Wednesday, 27 June 2012

The Constancy of Wainwrights

The beauty of the Wainwrights as a ticklist is that their classification will never change.

With the advance of GPS technology, surveys have been undertaken in recent years to determine the status of a number of prominent hills, fells and mountains.  Should Foinavon be promoted to Munro status?  Is Tryfan really a Welsh 3000er?  These questions, which have been posed for a number of years, have finally been answered.  (No and Yes, in case you’re wondering.)

When Wainwright compiled his list of mountains for inclusion in his seven Pictorial Guides, he inadvertently made them technology-proof.  Other than, in his own words, his “arbitrary” definition of boundaries of Lakeland and the areas within, he made no specific definition of what criteria should be met for any particular fell to be included in the guides – no minimum height and no minimum prominence / relative height / drop.  He simply made a choice and stuck to it.

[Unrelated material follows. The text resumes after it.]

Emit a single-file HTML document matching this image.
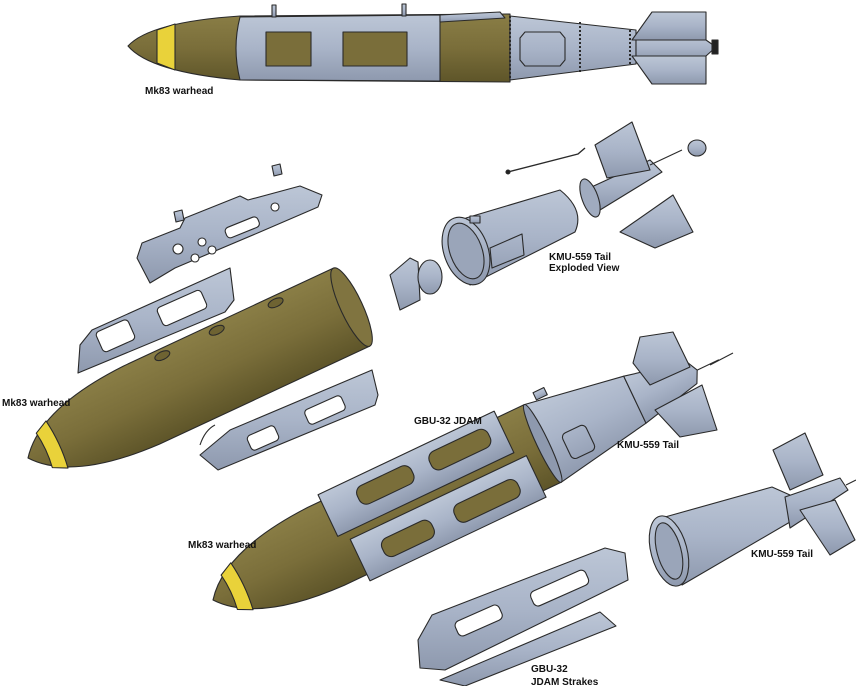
<!DOCTYPE html>
<html><head><meta charset="utf-8"><style>
html,body{margin:0;padding:0;background:#fff;}
svg{display:block}
text{font-family:"Liberation Sans",Arial,sans-serif;font-size:10px;font-weight:bold;fill:#111}
</style></head><body>
<svg width="856" height="686" viewBox="0 0 856 686" xmlns="http://www.w3.org/2000/svg">
<defs>
<linearGradient id="ol" x1="0" y1="0" x2="0" y2="1"><stop offset="0" stop-color="#8a7e46"/><stop offset="0.5" stop-color="#7a6e3a"/><stop offset="1" stop-color="#5e5529"/></linearGradient>
<linearGradient id="gr" x1="0" y1="0" x2="0" y2="1"><stop offset="0" stop-color="#bcc6d6"/><stop offset="0.5" stop-color="#a9b4c8"/><stop offset="1" stop-color="#8e99ae"/></linearGradient>
</defs>
<g stroke="#2a2a2a" stroke-width="1.1" stroke-linejoin="round">

<!-- TOP BOMB -->
<path d="M128,46 Q150,22 240,16 L510,14 L510,82 L240,80 Q150,72 128,46 Z" fill="url(#ol)"/>
<path d="M157,30 L175,24 L175,70 L157,63 Z" fill="#e9d23a"/>
<path d="M510,16 L636,30 L636,64 L510,80 Z" fill="url(#gr)"/>
<path d="M636,36 L706,40 L716,47 L706,56 L636,60 Z" fill="url(#gr)"/>
<path d="M632,40 L652,12 L706,12 L706,40 Z" fill="url(#gr)"/>
<path d="M632,56 L652,84 L706,84 L706,56 Z" fill="url(#gr)"/>
<rect x="712" y="40" width="6" height="14" fill="#222"/>
<path d="M240,17 L440,15 L440,81 L240,80 Q232,48 240,17 Z" fill="url(#gr)"/>
<path d="M440,15 L500,12 L505,18 L440,22 Z" fill="url(#gr)"/>
<rect x="266" y="32" width="45" height="34" fill="#7a6e3a"/>
<rect x="343" y="32" width="64" height="34" fill="#7a6e3a"/>
<path d="M525,32 L560,32 L565,38 L565,60 L560,66 L525,66 L520,60 L520,38 Z" fill="none"/>
<line x1="510" y1="16" x2="510" y2="80" stroke-dasharray="2,2" stroke-width="2"/>
<line x1="580" y1="22" x2="580" y2="72" stroke-dasharray="2,2" stroke-width="2"/>
<line x1="630" y1="30" x2="630" y2="64" stroke-dasharray="2,2" stroke-width="2"/>
<rect x="272" y="5" width="4" height="12" fill="url(#gr)"/>
<rect x="402" y="4" width="4" height="12" fill="url(#gr)"/>

<!-- MIDDLE WARHEAD -->
<g transform="translate(28,458) rotate(-25)">
<path d="M0,0 C20,-26 60,-41 125,-43 L357,-43 L357,43 L125,43 C60,41 20,26 0,0 Z" fill="url(#ol)"/>
<path d="M18,-19 L32,-26 Q36,0 32,26 L18,19 Q21,0 18,-19 Z" fill="#e9d23a"/>
<ellipse cx="357" cy="0" rx="11" ry="43" fill="#807440"/>
<ellipse cx="165" cy="-36" rx="8" ry="4" fill="#6e6332"/>
<ellipse cx="225" cy="-36" rx="8" ry="4" fill="#6e6332"/>
<ellipse cx="290" cy="-36" rx="8" ry="4" fill="#6e6332"/>
</g>
<!-- strake pieces -->
<path d="M137,258 L142,243 L180,228 L185,218 L240,196 L248,200 L300,186 L322,195 L318,207 L260,232 L175,268 L150,283 Z" fill="url(#gr)"/>
<circle cx="178" cy="249" r="5" fill="#fff"/><circle cx="195" cy="258" r="4" fill="#fff"/><circle cx="202" cy="242" r="4" fill="#fff"/>
<circle cx="212" cy="250" r="4" fill="#fff"/><circle cx="275" cy="207" r="4" fill="#fff"/>
<rect x="225" y="222" width="35" height="11" rx="4" fill="#fff" transform="rotate(-22 242 228)"/>
<path d="M174,212 l8,-2 l2,10 l-8,2 z" fill="url(#gr)"/>
<path d="M272,166 l8,-2 l2,10 l-8,2 z" fill="url(#gr)"/>
<path d="M78,373 L80,345 L92,330 L230,268 L234,300 L225,312 Z" fill="url(#gr)"/>
<rect x="98" y="325" width="35" height="22" rx="4" fill="#fff" transform="rotate(-24 115 336)"/>
<rect x="158" y="298" width="48" height="20" rx="4" fill="#fff" transform="rotate(-24 182 308)"/>
<path d="M200,455 L230,430 L372,370 L378,395 L375,405 L218,470 Z" fill="url(#gr)"/>
<rect x="248" y="430" width="30" height="16" rx="4" fill="#fff" transform="rotate(-24 263 438)"/>
<rect x="305" y="402" width="40" height="16" rx="4" fill="#fff" transform="rotate(-24 325 410)"/>
<path d="M200,445 Q205,430 215,425" fill="none"/>

<!-- EXPLODED TAIL -->
<path d="M466,218 L560,190 Q585,210 575,232 L470,285 Z" fill="url(#gr)"/>
<ellipse cx="466" cy="251" rx="22" ry="35" fill="url(#gr)" transform="rotate(-20 466 251)"/>
<ellipse cx="466" cy="251" rx="16" ry="29" fill="#9aa5b9" transform="rotate(-20 466 251)"/>
<path d="M490,248 L522,234 L524,255 L492,268 Z" fill="none"/>
<rect x="470" y="216" width="10" height="7" fill="url(#gr)"/>
<path d="M390,275 L410,258 L418,262 L420,300 L400,310 Z" fill="url(#gr)"/>
<ellipse cx="430" cy="277" rx="12" ry="17" fill="url(#gr)"/>
<path d="M585,190 L650,160 L662,172 L600,210 Z" fill="url(#gr)"/>
<ellipse cx="590" cy="198" rx="8" ry="20" fill="#a0abbf" transform="rotate(-20 590 198)"/>
<path d="M595,145 L632,122 L650,170 L607,178 Z" fill="url(#gr)"/>
<path d="M620,232 L673,195 L693,232 L655,248 Z" fill="url(#gr)"/>
<ellipse cx="697" cy="148" rx="9" ry="8" fill="url(#gr)"/>
<line x1="650" y1="165" x2="682" y2="150"/>
<path d="M508,172 L578,154 L585,148" fill="none" stroke-width="1.4"/>
<circle cx="508" cy="172" r="2" fill="#222"/>

<!-- BOTTOM JDAM -->
<g transform="translate(213,600) rotate(-25.4)">
<path d="M0,0 C20,-26 60,-41 125,-43 L365,-43 L365,43 L125,43 C60,41 20,26 0,0 Z" fill="url(#ol)"/>
<path d="M18,-19 L32,-26 Q36,0 32,26 L18,19 Q21,0 18,-19 Z" fill="#e9d23a"/>
<path d="M365,-43 L467,-26 L467,26 L365,43 Z" fill="url(#gr)"/>
<ellipse cx="365" cy="0" rx="6" ry="43" fill="#8e99ae"/>
<path d="M467,-26 L530,-12 L536,0 L530,12 L467,26 Z" fill="url(#gr)"/>
<line x1="536" y1="0" x2="560" y2="0"/>
<path d="M140,-50 L335,-50 L335,-4 L140,-4 Z" fill="url(#gr)"/>
<path d="M150,4 L345,4 L345,50 L150,50 Z" fill="url(#gr)"/>
<rect x="175" y="-40" width="60" height="20" rx="8" fill="#7a6e3a"/>
<rect x="255" y="-40" width="65" height="20" rx="8" fill="#7a6e3a"/>
<rect x="175" y="18" width="55" height="20" rx="8" fill="#7a6e3a"/>
<rect x="255" y="18" width="70" height="20" rx="8" fill="#7a6e3a"/>
<rect x="385" y="0" width="26" height="28" rx="5" fill="none"/>
<rect x="378" y="-50" width="12" height="8" fill="url(#gr)"/>
</g>
<path d="M633,363 L640,337 L673,332 L690,367 L650,385 Z" fill="url(#gr)"/>
<path d="M655,410 L680,437 L717,430 L702,385 Z" fill="url(#gr)"/>
<line x1="710" y1="365" x2="733" y2="353"/>

<!-- bottom strakes -->
<path d="M418,640 L432,615 L605,548 L625,553 L628,580 L445,670 L420,668 Z" fill="url(#gr)"/>
<rect x="455" y="612" width="48" height="16" rx="5" fill="#fff" transform="rotate(-24 480 621)"/>
<rect x="530" y="580" width="60" height="16" rx="5" fill="#fff" transform="rotate(-24 560 589)"/>
<path d="M440,680 L600,612 L616,626 L465,686 Z" fill="url(#gr)"/>

<!-- SMALL TAIL right -->
<path d="M665,517 L772,487 L790,495 L790,522 L682,585 Z" fill="url(#gr)"/>
<ellipse cx="669" cy="551" rx="18" ry="36" fill="url(#gr)" transform="rotate(-15 669 551)"/>
<ellipse cx="669" cy="551" rx="12" ry="29" fill="#9aa5b9" transform="rotate(-15 669 551)"/>
<path d="M785,497 L840,478 L848,490 L790,528 Z" fill="url(#gr)"/>
<path d="M773,450 L805,433 L823,475 L790,490 Z" fill="url(#gr)"/>
<path d="M800,510 L835,500 L855,540 L830,555 Z" fill="url(#gr)"/>
<line x1="846" y1="485" x2="856" y2="480"/>
</g>

<text x="145" y="94">Mk83 warhead</text>
<text x="549" y="260">KMU-559 Tail</text>
<text x="549" y="271">Exploded View</text>
<text x="2" y="406">Mk83 warhead</text>
<text x="414" y="424">GBU-32 JDAM</text>
<text x="617" y="448">KMU-559 Tail</text>
<text x="188" y="548">Mk83 warhead</text>
<text x="751" y="557">KMU-559 Tail</text>
<text x="531" y="672">GBU-32</text>
<text x="531" y="685">JDAM Strakes</text>
</svg>
</body></html>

Of course, this doesn’t stop the discussion of the merits of inclusion or exclusion of particular fells.  Whether Mungrisdale Common deserved its own chapter has had many a bagger scratching their head, particularly on a windswept and misty trudge down the broad ridge from Blencathra.  Some have said that Iron Crag deserves greater status than just being a label on a map in the Caw Fell chapter.

From my own experience of Wainwright-bagging, I would question the inclusion of Stone Arthur and argue that the Southern Fells boundary should be extended beyond the Walna Scar road towards Caw.  At least Wainwright addressed some of the exclusions in his Outlying Fells volume – the unofficial book 8 in the series.

But despite the debates that we can have, none of it matters because the list has been fixed within the covers of seven volumes of handwritten genius.  So when I complete my round, which will have taken me 30 years, I don’t have to worry that a future GPS survey will add another fell to my To Do list.